Stewart, who turned a passion for arts and crafts into an empire, was convicted a year ago on criminal charges that she lied to investigators during an insider trading probe of her personal sale of ImClone Systems stock in late 2001. In July she was sentenced to five months in prison and five months of home detention.

In part to stem big financial losses at her company, Martha Stewart Living Omnimedia (Research), Stewart chose to serve her sentence now rather than await the outcome of her court appeal, which is pending.

To hear legal experts tell it, home detention is better than prison. But it's hardly a vacation.

Prison alumni like Stewart "say there are a lot of comparisons between house arrest and jail, in terms of the loss of your freedom and the control that the state still has over you," said Brian Payne, a professor at Old Dominion University who has studied the home detention experience and is author of Incarcerating White-Collar Offenders: The Prison Experience & Beyond.

"They say it's like being in jail," continues Payne, "except you don't run out of small things like toilet paper."
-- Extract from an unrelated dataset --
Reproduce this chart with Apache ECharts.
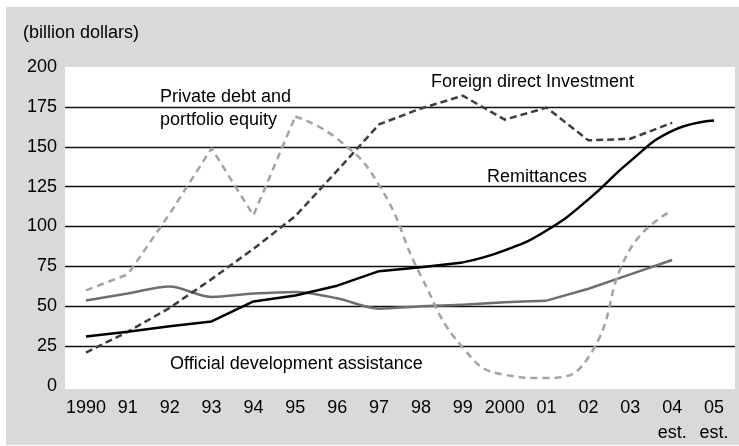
<!DOCTYPE html>
<html>
<head>
<meta charset="utf-8">
<script src="https://cdn.jsdelivr.net/npm/echarts@6/dist/echarts.min.js"></script>
<style>
html,body{margin:0;padding:0;background:#fff;}
#gray{position:absolute;left:6px;top:7px;width:733px;height:438px;background:#d9d9d9;}
#white{position:absolute;left:65px;top:67px;width:670px;height:322px;background:#fff;}
#chart{position:absolute;left:0;top:0;width:739px;height:446px;}
</style>
</head>
<body>
<div id="gray"></div>
<div id="white"></div>
<div id="chart"></div>
<script>
// Categories (years) and tick labels
const years = ['1990','91','92','93','94','95','96','97','98','99','2000','01','02','03','04\nest.','05\nest.'];
const yTicks = [0, 25, 50, 75, 100, 125, 150, 175, 200];

// Series values (billion dollars)
const foreignDirectInvestment = [21, 34, 49, 67, 86, 106.5, 135, 164, 174, 182, 167, 174.5, 154, 155, 165, '-'];
const privateDebtEquity       = [60, 70, 108, 149, 107, 169, 155, 126, 69, 24, 7, 5, 18, 86, 110, '-'];
const remittances             = [31, 34, 37.4, 40.5, 53, 56.7, 62.9, 72, 74.5, 77.5, 85, 97.5, 117, 141, 160, 166.5];
const officialDevAssistance   = [53.6, 58, 62.4, 55.8, 58, 59, 55, 48.5, 50, 51, 52.5, 53.5, 61, 70, 79, '-'];

function part(arr, from, to) {
  return arr.map((v, i) => (i >= from && i <= to) ? v : '-');
}

const FONT = '"Liberation Sans", Arial, Helvetica, sans-serif';
const FS = 18;

const chart = echarts.init(document.getElementById('chart'), null, {renderer: 'canvas'});

function lineSeries(name, data, color, type, smooth, z) {
  return {
    name: name, type: 'line', data: data, smooth: smooth,
    showSymbol: false, symbol: 'none', z: z,
    lineStyle: {color: color, width: 2.5, type: type, cap: 'butt', join: 'round'},
    emphasis: {disabled: true}, animation: false
  };
}

function label(text, x, y) {
  return {type: 'text', x: x, y: y, style: {text: text, font: FS + 'px ' + FONT, fill: '#000',
    textAlign: 'left', textVerticalAlign: 'middle', align: 'left', verticalAlign: 'middle'}};
}

chart.setOption({
  backgroundColor: 'transparent',
  animation: false,
  grid: {left: 65, right: 4, top: 67, bottom: 60, containLabel: false},
  xAxis: {
    type: 'category', data: years, boundaryGap: true,
    axisLine: {show: false}, axisTick: {show: false},
    axisLabel: {interval: 0, margin: 9.5, color: '#000', fontSize: FS, fontFamily: FONT, lineHeight: 25}
  },
  yAxis: {
    type: 'value', min: yTicks[0], max: yTicks[yTicks.length - 1], interval: 25,
    axisLine: {show: false}, axisTick: {show: false},
    axisLabel: {margin: 8, color: '#000', fontSize: FS, fontFamily: FONT},
    splitLine: {show: true, showMinLine: false, showMaxLine: false, lineStyle: {color: '#111', width: 1.3}}
  },
  series: [
    lineSeries('Official development assistance a', part(officialDevAssistance, 0, 11), '#6e6e6e', 'solid', 0.3, 3),
    lineSeries('Official development assistance b', part(officialDevAssistance, 11, 14), '#6e6e6e', 'solid', false, 3),
    lineSeries('Private debt and portfolio equity a', part(privateDebtEquity, 0, 5), '#a3a3a3', [7, 5], false, 4),
    lineSeries('Private debt and portfolio equity b', part(privateDebtEquity, 5, 14), '#a3a3a3', [7, 5], 0.5, 4),
    lineSeries('Foreign direct Investment', foreignDirectInvestment, '#3d3d3d', [7, 4], false, 5),
    lineSeries('Remittances a', part(remittances, 0, 9), '#000', 'solid', false, 6),
    lineSeries('Remittances b', part(remittances, 9, 15), '#000', 'solid', 0.5, 6)
  ],
  graphic: [
    label('(billion dollars)', 23, 33),
    label('Private debt and', 160, 97),
    label('portfolio equity', 160, 120),
    label('Foreign direct Investment', 431, 82),
    label('Remittances', 487, 177),
    label('Official development assistance', 170, 364)
  ]
});
</script>
</body>
</html>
Another small, ubiquitous thing

The biggest source of angst -- aside from not being able to go out to dinner or the movies with family and friends -- is the electronic ankle bracelet that, according to Stewart's sentencing order, she must wear and cannot remove during her home confinement.

Stewart will likely be outfitted with the device once she arrives at her Bedford home, legal experts say.

David Novak, a former felon and author of a book on prison life who is now a consultant to convicts, likens the electronic device to a "very small" pager -- a vast improvement, he says, over the bulkier gear of yore. "They used to be much more cumbersome," said Novak.

Typically these ankle bracelets are linked to detectors installed on a detainee's home phones. The latest gadgets, according to Payne, rely on the same satellite technology now common in cell phones.

Either way, the devices are linked to the U.S. probation office and notify watchdogs when their possessor has strayed off bounds.

Payne's research found that women more than men chafe at having to wear the monitors. Shaving legs is one problem that women had. "It's also like wearing a scarlet letter," he said, referring to the symbol of shame depicted in Nathaniel Hawthorne's novel about a 17th century adulteress who is forced to wear the letter A as a result.

But more than just a physical discomfort or embarrassment, the monitors serve as a constant reminder of a lack of freedom and the power the government still retains over the captive, said Payne.

"The probation officer assigned to (Stewart) will basically be her CEO," he said. The official can, for instance, grant exceptions to the limits placed on Stewart's movements. While the trial judge who sentenced Stewart last March said she can work up to 48 hours a week, the probation officer has the power to extend that or allow her to leave her house for, say, a doctor's appointment.

Party time?

Stewart is scheduled to meet with her new guardian next week, according to a source familiar with the arrangement. At that time a schedule will be set for how often Stewart must check in, either by phone or in person, with probation officials.

Once the home detention piece of her sentence ends in August, Stewart will remain on probation for another two years.

Any meetings between Stewart and her assigned supervisor are likely to be brief and, if all goes well, will become less frequent over time, said legal experts. In traditional cases, a probation officer will try to assess whether his or her charge is doing drugs or consorting with other felons.

But in most white collar cases like Stewart's, the sessions are usually limited to general questions like "Are you being compliant (with the home detention restrictions)? Are there any issues coming up, like travel, that you need authorization for?" said Novak, the prison consultant.

One thing, according to Novak, that Stewart will be able to do while confined to Bedford: host one of her signature soirees. Anyone but a convicted felon can come.

"She can do anything she wants in her house," said Novak. "But it is a gilded cage."